Lázaro Cárdenas, Seccional de Meoqui—Es
abril, el sol de mediodía brilla intensamente sobre los techos y las
calles de esta comunidad que parece aletargada, detenida en el tiempo.
Los campos agrícolas empiezan a reverdecer y en ellos, los primeros
jornaleros de la temporada, provenientes del Estado de Guerrero, se
enfrentan a la labor cotidiana en los sembradíos de cebolla.
Más allá,
entre calles angostas y casas minúsculas sus hijos se escabullen entre
las nubes de polvo, el canto de los gallos, la ropa que pende de un
tendedero y una casa construida a base de carrizos que sostienen un
endeble techo de hule.
Sus rostros resultan familiares igual que sus
nombres, sus zapatos viejos, el cabello despeinado, la piel dañada o la
pobreza en la que viven. Nada ha cambiado, excepto que ahora son un poco
mayores y quizá muy pronto, algunos deberán apoyar la economía familiar
y otras se unirán al círculo infinito de la maternidad temprana, las
enfermedades y la vejez prematura.
Hace un par de años
Rosalba, Mayra, Natalia y Rufino jugaban en el mismo patio donde ahora
lo hacen, se bañaban bajo la única llave de agua potable que existe en
el lugar —a la intemperie y sin protección de ningún tipo— y corrían
tras la gata vieja que ahora lanza maullidos de abuela. El perro no
ladra ni hace sonido alguno, prefiere dormir bajo la sombra de una de
las tres aulas móviles que se han instalado para que los niños vayan a
la escuela.
“Son 38 niños de preescolar y primaria, todos vienen
de Guerrero pero el próximo mes la cantidad aumentará considerablemente
porque es cuando llega el grueso de los jornaleros que también vienen de
Oaxaca”, dice el profesor José Hernández, quien concluye las labores
del día acompañado de otro maestro más joven con quien comparte la
responsabilidad de atender a los menores. Las clases, dice, iniciaron el
1 de abril y se extenderán hasta diciembre próximo con el objetivo de
que los niños saquen el ciclo escolar adelante. Las puertas de las aulas
se abren a las nueve de la mañana y cierran a la una de la tarde.
Los
niños se quedan entonces allí, esperando que el olor a comida que
emerge desde el interior de las paredes de carrizos se concrete en un
plato de frijoles cocidos, un huevo o en tortillas calientes preparadas
por las manos de las mujeres adultas, sus madres, que no hablan español y
desconfían de todo el que se acerca.
Rosalba yace junto a los
pies de su madre quien intenta peinar sus cabellos rebeldes con un
cepillo de cerdas negras y dobladas y cuyo cuerpo encorvado la hace
parecer más pequeña de lo que es junto a los azadones apilados que los
hombres y mujeres llevan al campo. Sus pies descalzos se confunden con
el color de la tierra donde un destrozado gato de peluche expira boca
abajo mientras otros pies descalzos también lo rondan. Son de Armando
quien enfrenta al mundo con la inocencia de sus cinco años.
“Yo te
recuerdo, me trajiste un cepillo de dientes y una crema para la cara”

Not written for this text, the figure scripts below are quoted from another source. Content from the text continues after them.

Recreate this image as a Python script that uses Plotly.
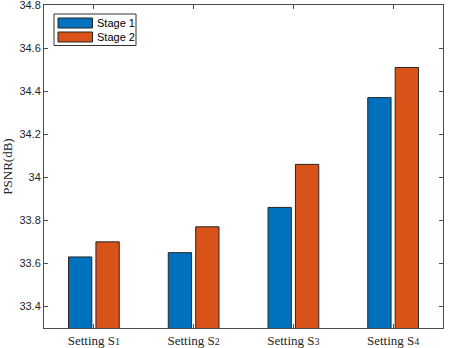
import plotly.graph_objects as go

# ---------------------------------------------------
# Data
# ---------------------------------------------------
settings = ["Setting S1", "Setting S2", "Setting S3", "Setting S4"]
setting_labels = ["Setting S<span style='font-size:10px'>%d</span>" % i for i in range(1, 5)]
stage1 = [33.63, 33.65, 33.86, 34.37]
stage2 = [33.70, 33.77, 34.06, 34.51]
y_ticks = [33.4, 33.6, 33.8, 34.0, 34.2, 34.4, 34.6, 34.8]
y_tick_text = ["33.4", "33.6", "33.8", "34", "34.2", "34.4", "34.6", "34.8"]

COLORS = {"Stage 1": "#0072BD", "Stage 2": "#D95319"}

W, H = 464, 348
L, R, T, B = 44, 21, 5, 20
PW, PH = W - L - R, H - T - B


def px_x(x):
    return (x - L) / PW


def px_y(y):
    return 1 - (y - T) / PH


fig = go.Figure()
for name, vals in [("Stage 1", stage1), ("Stage 2", stage2)]:
    fig.add_trace(go.Bar(
        x=settings, y=vals, name=name, showlegend=False,
        marker=dict(color=COLORS[name], line=dict(color="#262626", width=1)),
    ))

axis_style = dict(
    showline=True, linecolor="#4d4d4d", linewidth=1, mirror="ticks",
    ticks="inside", ticklen=4, tickcolor="#4d4d4d", showgrid=False,
    zeroline=False, automargin=False,
)

# legend drawn by hand so the swatches are wide like the original
shapes = [dict(type="rect", xref="paper", yref="paper",
               x0=px_x(54), x1=px_x(136), y0=px_y(14), y1=px_y(45.5),
               line=dict(color="#333333", width=1), fillcolor="white")]
annotations = []
for i, name in enumerate(["Stage 1", "Stage 2"]):
    top = 18 + i * 14
    shapes.append(dict(type="rect", xref="paper", yref="paper",
                       x0=px_x(58), x1=px_x(92.5), y0=px_y(top), y1=px_y(top + 10),
                       line=dict(color="#262626", width=1), fillcolor=COLORS[name]))
    annotations.append(dict(xref="paper", yref="paper", x=px_x(95), y=px_y(top + 5),
                            text=name, showarrow=False, xanchor="left", yanchor="middle",
                            font=dict(family="Liberation Sans, Arial", size=11, color="black")))

fig.update_layout(
    width=W, height=H,
    margin=dict(l=L, r=R, t=T, b=B),
    paper_bgcolor="white", plot_bgcolor="white",
    barmode="group", bargap=0.45, bargroupgap=0.15,
    shapes=shapes, annotations=annotations,
)
fig.update_xaxes(
    **axis_style,
    range=[-0.5, 3.5],
    tickvals=settings, ticktext=setting_labels,
    tickfont=dict(family="Liberation Serif, Times New Roman", size=13, color="#262626"),
)
fig.update_yaxes(
    **axis_style,
    range=[33.3, 34.8001], tickvals=y_ticks, ticktext=y_tick_text,
    ticklabeloverflow="allow",
    tickfont=dict(family="Liberation Sans, Arial", size=11, color="#262626"),
    title=dict(text="PSNR(dB)", standoff=5,
               font=dict(family="Liberation Serif, Times New Roman", size=13, color="#262626")),
)

fig.write_html("out.html", config={"displayModeBar": False},
               post_script="document.body.style.margin='0';")
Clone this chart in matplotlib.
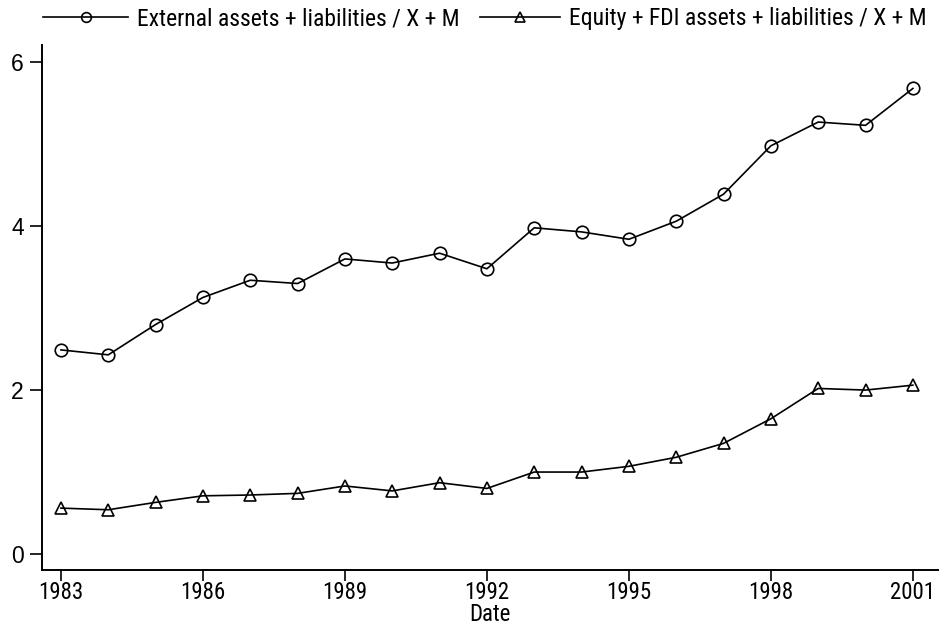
import matplotlib
matplotlib.use("Agg")
import matplotlib.pyplot as plt
from matplotlib import font_manager as fm
from matplotlib.lines import Line2D

years = list(range(1983, 2002))
external = [2.49, 2.43, 2.80, 3.13, 3.34, 3.30, 3.60, 3.55, 3.67, 3.48,
            3.98, 3.93, 3.84, 4.06, 4.39, 4.98, 5.27, 5.23, 5.68]
equity_fdi = [0.56, 0.54, 0.63, 0.71, 0.72, 0.74, 0.83, 0.77, 0.87, 0.80,
              1.00, 1.00, 1.07, 1.18, 1.35, 1.65, 2.02, 2.00, 2.06]
xticks = [1983, 1986, 1989, 1992, 1995, 1998, 2001]
yticks = [0, 2, 4, 6]
labels = ["External assets + liabilities / X + M",
          "Equity + FDI assets + liabilities / X + M"]


def find_condensed():
    prefs = ["Liberation Sans Narrow", "Roboto Condensed", "Open Sans Condensed",
             "Noto Sans Condensed", "DejaVu Sans Condensed", "Arial Narrow"]
    cands = []
    for f in fm.fontManager.ttflist:
        low = f.fname.lower()
        if f.style != "normal" or "mono" in low:
            continue
        if f.weight not in (400, "normal", "regular"):
            continue
        st = str(f.stretch)
        if ("narrow" in low or "condensed" in low or "narrow" in f.name.lower()
                or "condensed" in f.name.lower() or st in ("condensed", "semi-condensed")):
            cands.append(f)
    norm = lambda s: s.lower().replace(" ", "").replace("-", "").replace("_", "")
    for p in prefs:
        for f in cands:
            if norm(p) in norm(f.name + f.fname):
                return f.fname
    for f in cands:
        if "extra" not in f.fname.lower() and "semi" not in f.fname.lower():
            return f.fname
    return None


cfile = find_condensed()
if cfile:
    def narrow(size):
        return fm.FontProperties(fname=cfile, size=size)
    nsize = 17
    tsize = 16.5
else:
    def narrow(size):
        return fm.FontProperties(family="Liberation Sans", size=size)
    nsize = 15
    tsize = 15
regular = fm.FontProperties(family="Liberation Sans", size=16.5)

fig = plt.figure(figsize=(9.44, 6.25), dpi=100)
ax = fig.add_axes([0.0445, 0.088, 0.9491, 0.84])

mk = dict(color="black", lw=1.2, markersize=9, markerfacecolor="none",
          markeredgecolor="black", markeredgewidth=1.2)
ax.plot(years, external, marker="o", **mk)
ax.plot(years, equity_fdi, marker="^", **mk)

ax.set_xlim(1982.6, 2001.53)
ax.set_ylim(-0.195, 6.21)
ax.set_xticks(xticks)
ax.set_yticks(yticks)
ax.set_xticklabels([str(t) for t in xticks], fontproperties=narrow(tsize))
ax.set_yticklabels([str(t) for t in yticks], fontproperties=regular)
ax.tick_params(axis="x", length=8, width=1.2, color="black", pad=0)
ax.tick_params(axis="y", length=9, width=1.2, color="black", pad=4)
for s in ["top", "right"]:
    ax.spines[s].set_visible(False)
for s in ["left", "bottom"]:
    ax.spines[s].set_linewidth(1.4)
ax.set_xlabel("Date", fontproperties=narrow(tsize), labelpad=-1)

lmk = dict(mk, markersize=7)
leg_pos = [43 / 944, 480 / 944]
hl_px = [85, 80]
for i, (m, lab) in enumerate(zip(["o", "^"], labels)):
    fig.legend([Line2D([], [], marker=m, **lmk)], [lab], loc="center left",
               bbox_to_anchor=(leg_pos[i], 1 - 19 / 625), frameon=False,
               borderpad=0, borderaxespad=0, handlelength=hl_px[i] * 0.72 / nsize,
               handletextpad=0.4, prop=narrow(nsize))

fig.savefig("out.png", dpi=100)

dice Mayra, quien ahora luce una sonrisa desdentada por proceso natural y
una piel dañada por la continua exposición al sol, a la tierra, al
agua, a la falta de crema y a la condición de “mexicana en desventaja”.
No es la única. La desventaja se percibe por todas partes igual que la
esperanza cuando pregunta “¿vas a volver?”